WHAT NEEDS TO BE DONE: Find every line in the records below that holds the word "chart", and copy each one.

RECORDS FOR PROCESSING:
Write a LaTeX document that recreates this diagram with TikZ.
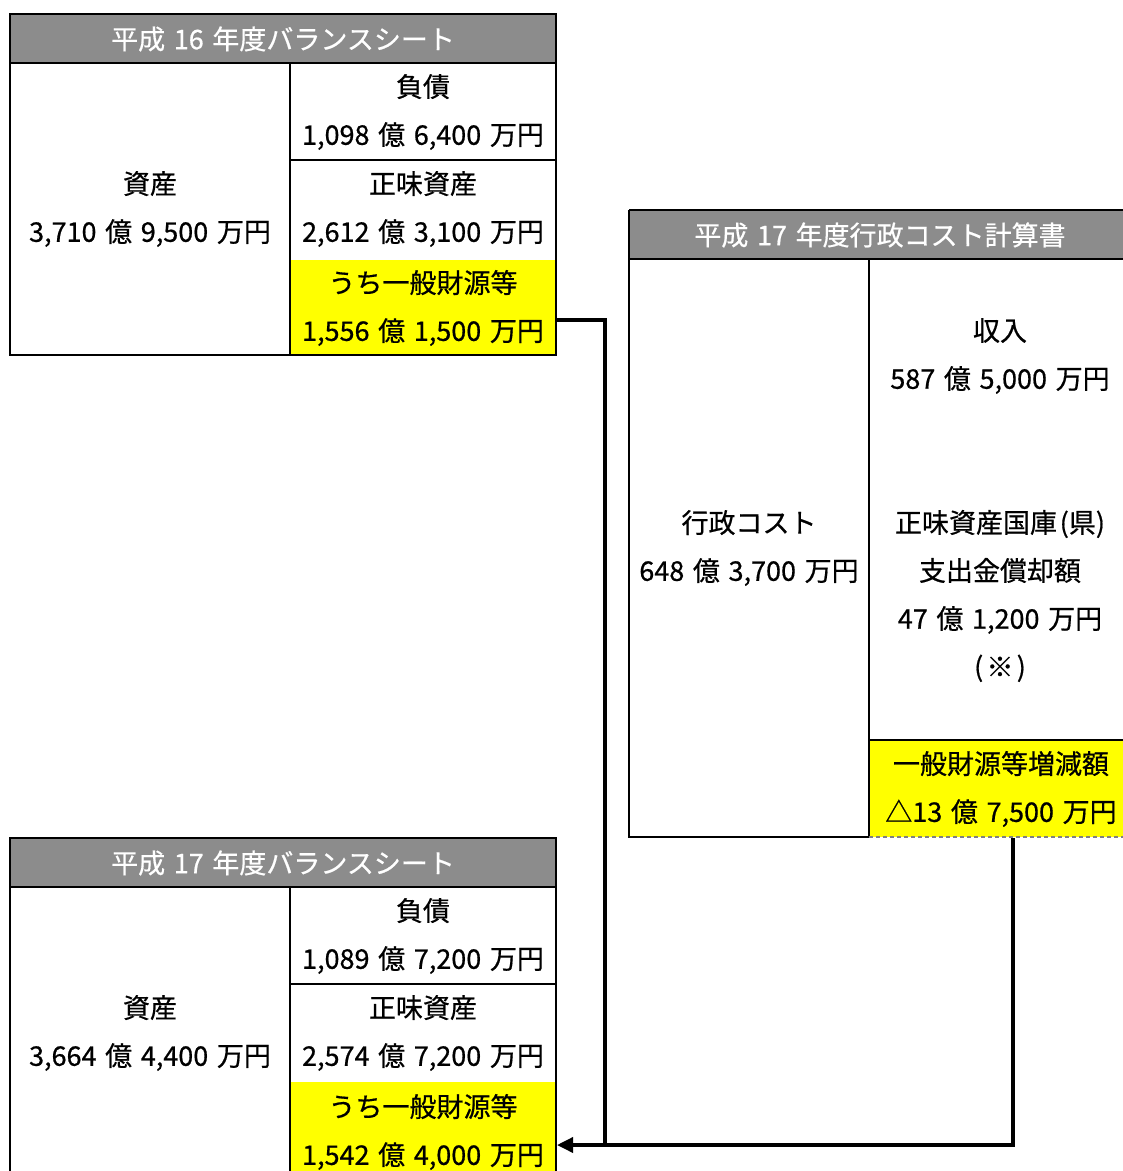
--
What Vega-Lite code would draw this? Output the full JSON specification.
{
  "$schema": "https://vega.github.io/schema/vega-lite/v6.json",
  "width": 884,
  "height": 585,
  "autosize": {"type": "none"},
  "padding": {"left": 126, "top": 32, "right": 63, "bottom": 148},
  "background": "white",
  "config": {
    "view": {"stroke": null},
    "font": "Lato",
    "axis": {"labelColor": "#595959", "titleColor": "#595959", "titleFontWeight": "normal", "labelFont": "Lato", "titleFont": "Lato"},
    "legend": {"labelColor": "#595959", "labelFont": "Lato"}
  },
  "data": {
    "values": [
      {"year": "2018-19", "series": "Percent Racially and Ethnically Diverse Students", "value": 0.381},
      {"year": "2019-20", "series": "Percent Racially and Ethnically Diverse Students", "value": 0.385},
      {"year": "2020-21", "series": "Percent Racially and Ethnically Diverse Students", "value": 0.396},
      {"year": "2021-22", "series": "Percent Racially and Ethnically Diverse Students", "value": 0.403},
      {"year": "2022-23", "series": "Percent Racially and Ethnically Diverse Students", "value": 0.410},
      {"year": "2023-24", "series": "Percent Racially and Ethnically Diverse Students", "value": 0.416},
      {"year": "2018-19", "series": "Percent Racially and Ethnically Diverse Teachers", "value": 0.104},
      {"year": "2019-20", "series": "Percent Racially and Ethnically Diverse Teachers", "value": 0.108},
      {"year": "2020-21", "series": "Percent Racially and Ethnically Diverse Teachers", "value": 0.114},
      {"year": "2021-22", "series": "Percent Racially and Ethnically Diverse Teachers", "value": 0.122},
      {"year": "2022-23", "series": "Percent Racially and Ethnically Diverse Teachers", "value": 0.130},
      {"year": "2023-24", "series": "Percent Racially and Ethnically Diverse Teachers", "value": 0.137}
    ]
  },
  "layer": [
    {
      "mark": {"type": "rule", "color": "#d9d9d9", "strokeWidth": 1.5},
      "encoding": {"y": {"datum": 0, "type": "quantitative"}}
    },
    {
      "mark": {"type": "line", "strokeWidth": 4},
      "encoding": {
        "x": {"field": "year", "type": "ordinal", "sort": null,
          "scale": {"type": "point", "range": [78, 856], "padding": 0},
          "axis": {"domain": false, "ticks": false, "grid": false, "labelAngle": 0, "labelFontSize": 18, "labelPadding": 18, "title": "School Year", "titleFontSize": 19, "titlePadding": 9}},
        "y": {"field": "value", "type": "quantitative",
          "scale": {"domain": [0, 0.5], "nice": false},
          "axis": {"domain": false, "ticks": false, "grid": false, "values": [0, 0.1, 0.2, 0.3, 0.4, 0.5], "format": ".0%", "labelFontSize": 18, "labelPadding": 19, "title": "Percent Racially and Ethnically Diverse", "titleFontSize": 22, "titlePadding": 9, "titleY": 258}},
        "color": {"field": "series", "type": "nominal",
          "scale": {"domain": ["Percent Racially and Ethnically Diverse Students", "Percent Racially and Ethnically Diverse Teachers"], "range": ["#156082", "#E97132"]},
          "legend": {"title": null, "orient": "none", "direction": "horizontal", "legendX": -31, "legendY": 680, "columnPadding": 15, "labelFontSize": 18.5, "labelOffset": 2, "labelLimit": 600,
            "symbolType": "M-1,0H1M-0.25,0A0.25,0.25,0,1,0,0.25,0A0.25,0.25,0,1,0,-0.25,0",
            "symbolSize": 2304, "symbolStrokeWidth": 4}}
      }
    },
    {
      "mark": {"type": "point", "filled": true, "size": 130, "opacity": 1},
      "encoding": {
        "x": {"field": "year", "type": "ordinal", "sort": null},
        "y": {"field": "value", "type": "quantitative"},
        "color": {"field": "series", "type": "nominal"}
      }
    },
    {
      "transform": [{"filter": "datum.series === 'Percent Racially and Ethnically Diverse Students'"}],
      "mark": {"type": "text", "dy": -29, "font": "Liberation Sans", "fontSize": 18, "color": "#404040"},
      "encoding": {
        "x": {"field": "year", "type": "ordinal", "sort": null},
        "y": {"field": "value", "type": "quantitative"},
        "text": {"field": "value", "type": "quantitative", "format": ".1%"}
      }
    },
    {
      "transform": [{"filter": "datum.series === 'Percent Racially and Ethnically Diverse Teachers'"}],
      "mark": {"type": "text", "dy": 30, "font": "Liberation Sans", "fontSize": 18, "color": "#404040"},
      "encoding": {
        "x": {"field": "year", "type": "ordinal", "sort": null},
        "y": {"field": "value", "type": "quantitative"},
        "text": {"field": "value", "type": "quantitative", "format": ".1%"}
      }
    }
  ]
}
==
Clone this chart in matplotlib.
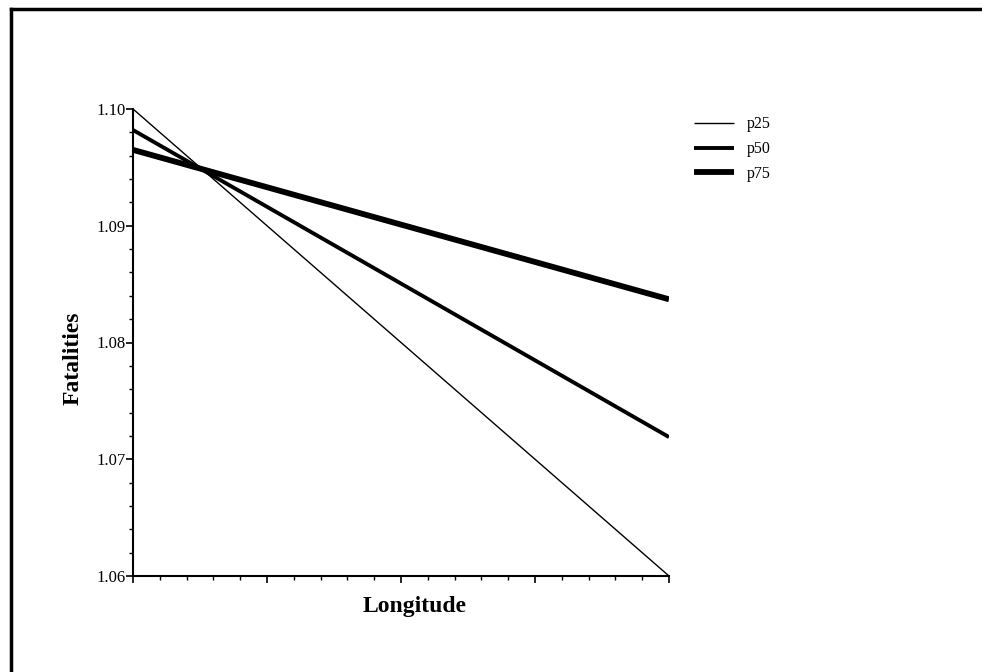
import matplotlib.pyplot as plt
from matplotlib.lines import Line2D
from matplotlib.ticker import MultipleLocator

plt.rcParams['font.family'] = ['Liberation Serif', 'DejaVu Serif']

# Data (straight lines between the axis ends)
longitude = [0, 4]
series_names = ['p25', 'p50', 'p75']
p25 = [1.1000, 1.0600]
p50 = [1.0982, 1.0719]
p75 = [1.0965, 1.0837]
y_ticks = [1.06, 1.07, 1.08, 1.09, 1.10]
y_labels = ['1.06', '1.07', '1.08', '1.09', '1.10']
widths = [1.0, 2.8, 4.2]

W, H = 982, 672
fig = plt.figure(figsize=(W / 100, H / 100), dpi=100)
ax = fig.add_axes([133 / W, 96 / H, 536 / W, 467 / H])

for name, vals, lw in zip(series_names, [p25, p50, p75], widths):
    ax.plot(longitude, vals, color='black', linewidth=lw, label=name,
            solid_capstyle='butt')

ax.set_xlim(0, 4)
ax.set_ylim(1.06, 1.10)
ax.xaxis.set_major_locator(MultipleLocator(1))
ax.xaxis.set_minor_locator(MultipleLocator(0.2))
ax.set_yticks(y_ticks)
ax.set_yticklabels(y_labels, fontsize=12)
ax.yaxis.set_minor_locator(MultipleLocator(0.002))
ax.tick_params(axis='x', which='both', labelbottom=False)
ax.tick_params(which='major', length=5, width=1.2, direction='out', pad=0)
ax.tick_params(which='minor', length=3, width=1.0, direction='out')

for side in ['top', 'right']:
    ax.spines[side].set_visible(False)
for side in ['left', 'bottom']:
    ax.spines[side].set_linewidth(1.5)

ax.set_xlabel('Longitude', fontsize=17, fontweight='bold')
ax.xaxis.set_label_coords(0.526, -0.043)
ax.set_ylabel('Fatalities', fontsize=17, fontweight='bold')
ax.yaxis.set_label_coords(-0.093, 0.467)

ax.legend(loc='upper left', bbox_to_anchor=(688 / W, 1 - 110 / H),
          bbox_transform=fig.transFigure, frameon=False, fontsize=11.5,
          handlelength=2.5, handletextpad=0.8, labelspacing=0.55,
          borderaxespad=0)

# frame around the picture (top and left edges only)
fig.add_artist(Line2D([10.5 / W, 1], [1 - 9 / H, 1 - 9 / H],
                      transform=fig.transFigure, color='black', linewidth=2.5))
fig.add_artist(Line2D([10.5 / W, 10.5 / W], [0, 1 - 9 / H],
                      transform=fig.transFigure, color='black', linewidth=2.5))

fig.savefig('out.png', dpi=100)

THE COMPLETED TASK:
Clone this chart in matplotlib.

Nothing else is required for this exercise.